_GIVEN TASK_:
Pictures excluded, reproduce exactly the lines below from the one with "Write a Python" through the one with "va='center', fontsize=17.5, fontweight='bold')", both included.

==========

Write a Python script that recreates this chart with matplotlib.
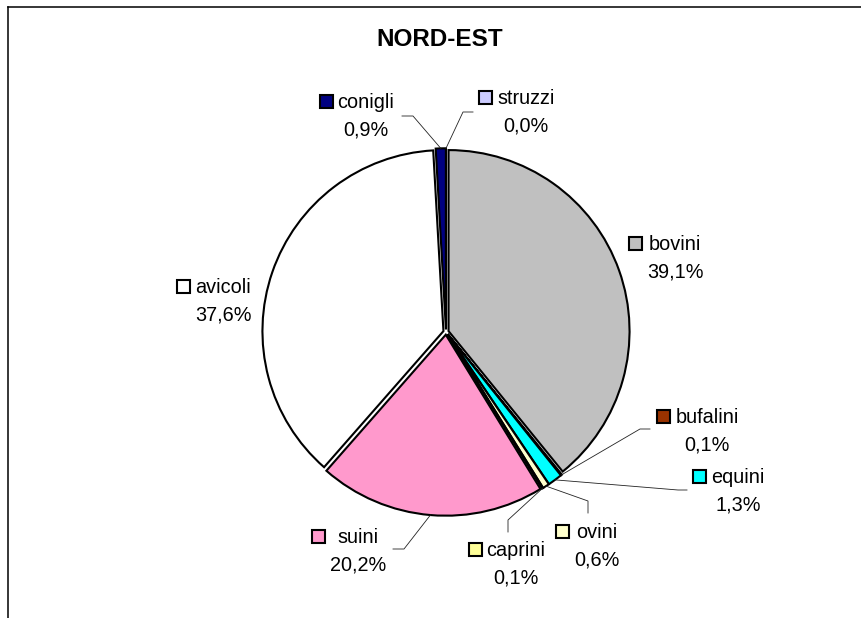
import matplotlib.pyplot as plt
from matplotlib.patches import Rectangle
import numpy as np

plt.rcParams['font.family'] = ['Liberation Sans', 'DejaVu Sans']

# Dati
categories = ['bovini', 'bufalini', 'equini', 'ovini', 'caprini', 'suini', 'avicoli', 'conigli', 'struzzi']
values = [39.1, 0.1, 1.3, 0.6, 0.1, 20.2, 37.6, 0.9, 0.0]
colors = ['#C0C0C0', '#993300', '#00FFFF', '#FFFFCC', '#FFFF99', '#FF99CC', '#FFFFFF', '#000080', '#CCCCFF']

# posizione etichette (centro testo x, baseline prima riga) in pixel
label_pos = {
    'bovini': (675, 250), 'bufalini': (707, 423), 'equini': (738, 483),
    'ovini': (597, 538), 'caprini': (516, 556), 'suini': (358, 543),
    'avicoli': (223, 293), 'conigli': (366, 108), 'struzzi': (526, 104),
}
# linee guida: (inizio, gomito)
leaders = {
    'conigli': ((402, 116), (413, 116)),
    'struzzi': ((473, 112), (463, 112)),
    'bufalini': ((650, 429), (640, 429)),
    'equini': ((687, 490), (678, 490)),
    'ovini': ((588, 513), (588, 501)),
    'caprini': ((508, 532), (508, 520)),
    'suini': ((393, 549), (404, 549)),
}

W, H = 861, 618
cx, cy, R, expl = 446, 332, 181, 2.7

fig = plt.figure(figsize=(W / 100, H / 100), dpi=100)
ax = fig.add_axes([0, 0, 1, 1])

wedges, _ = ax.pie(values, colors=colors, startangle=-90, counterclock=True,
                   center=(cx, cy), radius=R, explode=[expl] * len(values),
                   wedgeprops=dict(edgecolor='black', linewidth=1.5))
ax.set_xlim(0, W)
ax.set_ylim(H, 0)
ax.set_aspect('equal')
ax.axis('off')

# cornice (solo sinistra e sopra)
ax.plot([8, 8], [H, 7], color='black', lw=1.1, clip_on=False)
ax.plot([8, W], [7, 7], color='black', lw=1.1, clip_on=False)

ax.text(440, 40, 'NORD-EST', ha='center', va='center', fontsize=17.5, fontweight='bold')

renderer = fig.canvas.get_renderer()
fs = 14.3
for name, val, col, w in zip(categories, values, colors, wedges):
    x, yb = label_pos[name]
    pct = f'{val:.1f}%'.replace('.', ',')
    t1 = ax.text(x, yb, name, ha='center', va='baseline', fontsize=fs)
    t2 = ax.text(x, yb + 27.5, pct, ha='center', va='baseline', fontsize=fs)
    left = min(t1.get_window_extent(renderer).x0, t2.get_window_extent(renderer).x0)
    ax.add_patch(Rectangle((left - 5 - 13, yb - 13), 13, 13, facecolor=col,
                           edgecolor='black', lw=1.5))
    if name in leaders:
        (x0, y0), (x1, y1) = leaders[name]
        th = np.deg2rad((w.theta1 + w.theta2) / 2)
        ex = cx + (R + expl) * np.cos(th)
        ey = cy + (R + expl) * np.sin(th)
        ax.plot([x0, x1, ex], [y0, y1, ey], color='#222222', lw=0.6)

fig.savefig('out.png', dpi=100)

==========

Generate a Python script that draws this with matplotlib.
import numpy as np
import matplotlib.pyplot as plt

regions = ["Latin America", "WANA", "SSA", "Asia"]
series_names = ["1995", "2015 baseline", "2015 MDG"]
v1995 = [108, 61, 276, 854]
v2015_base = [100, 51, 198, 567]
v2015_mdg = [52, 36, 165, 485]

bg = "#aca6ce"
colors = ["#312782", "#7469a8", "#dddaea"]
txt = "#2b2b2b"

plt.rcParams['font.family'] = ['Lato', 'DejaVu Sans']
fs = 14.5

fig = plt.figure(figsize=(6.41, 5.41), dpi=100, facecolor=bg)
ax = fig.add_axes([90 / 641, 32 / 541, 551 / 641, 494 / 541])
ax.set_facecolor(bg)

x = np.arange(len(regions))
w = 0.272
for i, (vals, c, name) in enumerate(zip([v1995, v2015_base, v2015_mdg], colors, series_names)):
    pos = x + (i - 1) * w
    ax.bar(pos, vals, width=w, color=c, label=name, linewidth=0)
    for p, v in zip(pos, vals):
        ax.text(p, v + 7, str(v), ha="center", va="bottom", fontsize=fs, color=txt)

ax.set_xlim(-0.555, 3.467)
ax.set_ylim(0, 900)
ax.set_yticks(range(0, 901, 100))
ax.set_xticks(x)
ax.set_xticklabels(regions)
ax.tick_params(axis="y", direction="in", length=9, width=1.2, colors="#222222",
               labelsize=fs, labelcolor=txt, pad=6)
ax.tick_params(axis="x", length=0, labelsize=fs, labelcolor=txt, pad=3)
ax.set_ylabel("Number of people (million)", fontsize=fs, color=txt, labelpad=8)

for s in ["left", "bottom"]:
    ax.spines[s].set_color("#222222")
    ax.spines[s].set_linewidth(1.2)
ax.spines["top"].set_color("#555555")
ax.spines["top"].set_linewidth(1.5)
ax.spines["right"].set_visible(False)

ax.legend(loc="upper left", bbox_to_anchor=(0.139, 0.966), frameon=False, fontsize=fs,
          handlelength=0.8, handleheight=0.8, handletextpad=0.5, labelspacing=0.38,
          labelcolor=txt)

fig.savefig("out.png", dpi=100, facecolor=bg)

==========

_THE RESULT_:
Write a Python script that recreates this chart with matplotlib.
import matplotlib.pyplot as plt
from matplotlib.patches import Rectangle
import numpy as np

plt.rcParams['font.family'] = ['Liberation Sans', 'DejaVu Sans']

# Dati
categories = ['bovini', 'bufalini', 'equini', 'ovini', 'caprini', 'suini', 'avicoli', 'conigli', 'struzzi']
values = [39.1, 0.1, 1.3, 0.6, 0.1, 20.2, 37.6, 0.9, 0.0]
colors = ['#C0C0C0', '#993300', '#00FFFF', '#FFFFCC', '#FFFF99', '#FF99CC', '#FFFFFF', '#000080', '#CCCCFF']

# posizione etichette (centro testo x, baseline prima riga) in pixel
label_pos = {
    'bovini': (675, 250), 'bufalini': (707, 423), 'equini': (738, 483),
    'ovini': (597, 538), 'caprini': (516, 556), 'suini': (358, 543),
    'avicoli': (223, 293), 'conigli': (366, 108), 'struzzi': (526, 104),
}
# linee guida: (inizio, gomito)
leaders = {
    'conigli': ((402, 116), (413, 116)),
    'struzzi': ((473, 112), (463, 112)),
    'bufalini': ((650, 429), (640, 429)),
    'equini': ((687, 490), (678, 490)),
    'ovini': ((588, 513), (588, 501)),
    'caprini': ((508, 532), (508, 520)),
    'suini': ((393, 549), (404, 549)),
}

W, H = 861, 618
cx, cy, R, expl = 446, 332, 181, 2.7

fig = plt.figure(figsize=(W / 100, H / 100), dpi=100)
ax = fig.add_axes([0, 0, 1, 1])

wedges, _ = ax.pie(values, colors=colors, startangle=-90, counterclock=True,
                   center=(cx, cy), radius=R, explode=[expl] * len(values),
                   wedgeprops=dict(edgecolor='black', linewidth=1.5))
ax.set_xlim(0, W)
ax.set_ylim(H, 0)
ax.set_aspect('equal')
ax.axis('off')

# cornice (solo sinistra e sopra)
ax.plot([8, 8], [H, 7], color='black', lw=1.1, clip_on=False)
ax.plot([8, W], [7, 7], color='black', lw=1.1, clip_on=False)

ax.text(440, 40, 'NORD-EST', ha='center', va='center', fontsize=17.5, fontweight='bold')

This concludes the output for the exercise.